Cory Brandon

No. 70
- Position: Offensive tackle

Personal information
- Born: October 5, 1987 (age 38) Corsicana, Texas, U.S.
- Listed height: 6 ft 7 in (2.01 m)
- Listed weight: 324 lb (147 kg)

Career information
- High school: Corsicana (TX)
- College: Oklahoma
- NFL draft: 2011: undrafted

Career history
- Tampa Bay Buccaneers (2011)*; Spokane Shock (2012); Chicago Bears (2012–2013); Arizona Cardinals (2014)*; Seattle Seahawks (2014)*; BC Lions (2014); Tampa Bay Storm (2015)*; Calgary Stampeders (2015)*;
- * Offseason and/or practice squad member only

Career Arena League statistics
- Total tackles: 1.0
- Stats at ArenaFan.com
- Stats at Pro Football Reference

= Cory Brandon =

American gridiron football player (born 1987)

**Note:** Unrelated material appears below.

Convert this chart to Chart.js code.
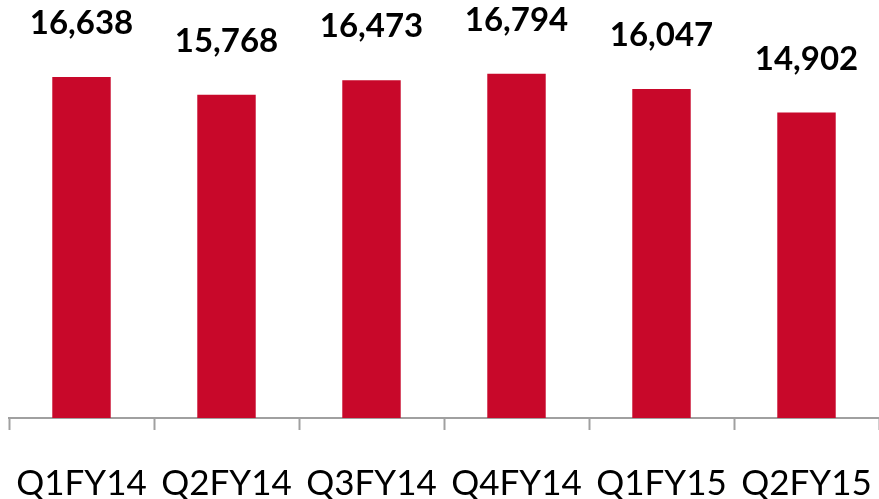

Cory Brandon (born October 5, 1987) is an American former professional football offensive tackle. He signed with the Tampa Bay Buccaneers as an undrafted free agent in 2011. He played college football at Oklahoma. Brandon was also member of the Spokane Shock, Chicago Bears, Arizona Cardinals, Seattle Seahawks, BC Lions, Tampa Bay Storm, and Calgary Stampeders.

==Early life==
He was a first-team all-state after his senior season and also earned all-area and all-district honors after his junior season at Corsicana high school.

==College career==
He played College football at Oklahoma. He played 13 games and started 7 of them his Junior season.

==Professional career==

===Tampa Bay Buccaneers===
On July 27, 2011, Brandon signed with the Tampa Bay Buccaneers as an undrafted free agent. On September 4, he was released by the Buccaneers.

===Spokane Shock===
Brandon played for the Spokane Shock during the 2012 Arena Football League season.

===Chicago Bears===
On June 18, 2012, Brandon signed with the Chicago Bears. On August 31, he was released as a part of roster cuts. The following day, Brandon was re-signed to the team's practice squad. On September 10, he was released from the practice squad. On October 17, Brandon was re-signed to the practice squad. On December 17, he was promoted to the active roster after the team placed defensive tackle Matt Toeaina on injured reserve.

===Arizona Cardinals===
Brandon signed with the Arizona Cardinals on May 27, 2014.

===Seattle Seahawks===
After the Cardinals waived him, the Seattle Seahawks claimed Brandon off waivers on August 4, 2014. The Seahawks released Brandon on August 25.

===BC Lions===
Brandon signed with the BC Lions on August 31, 2014.

===Tampa Bay Storm===
Brandon was assigned to the Tampa Bay Storm of the Arena Football League on October 2, 2014.

===Calgary Stampeders===
Brandon signed with the Calgary Stampeders on March 18, 2015. He was transferred to the retired list on May 12.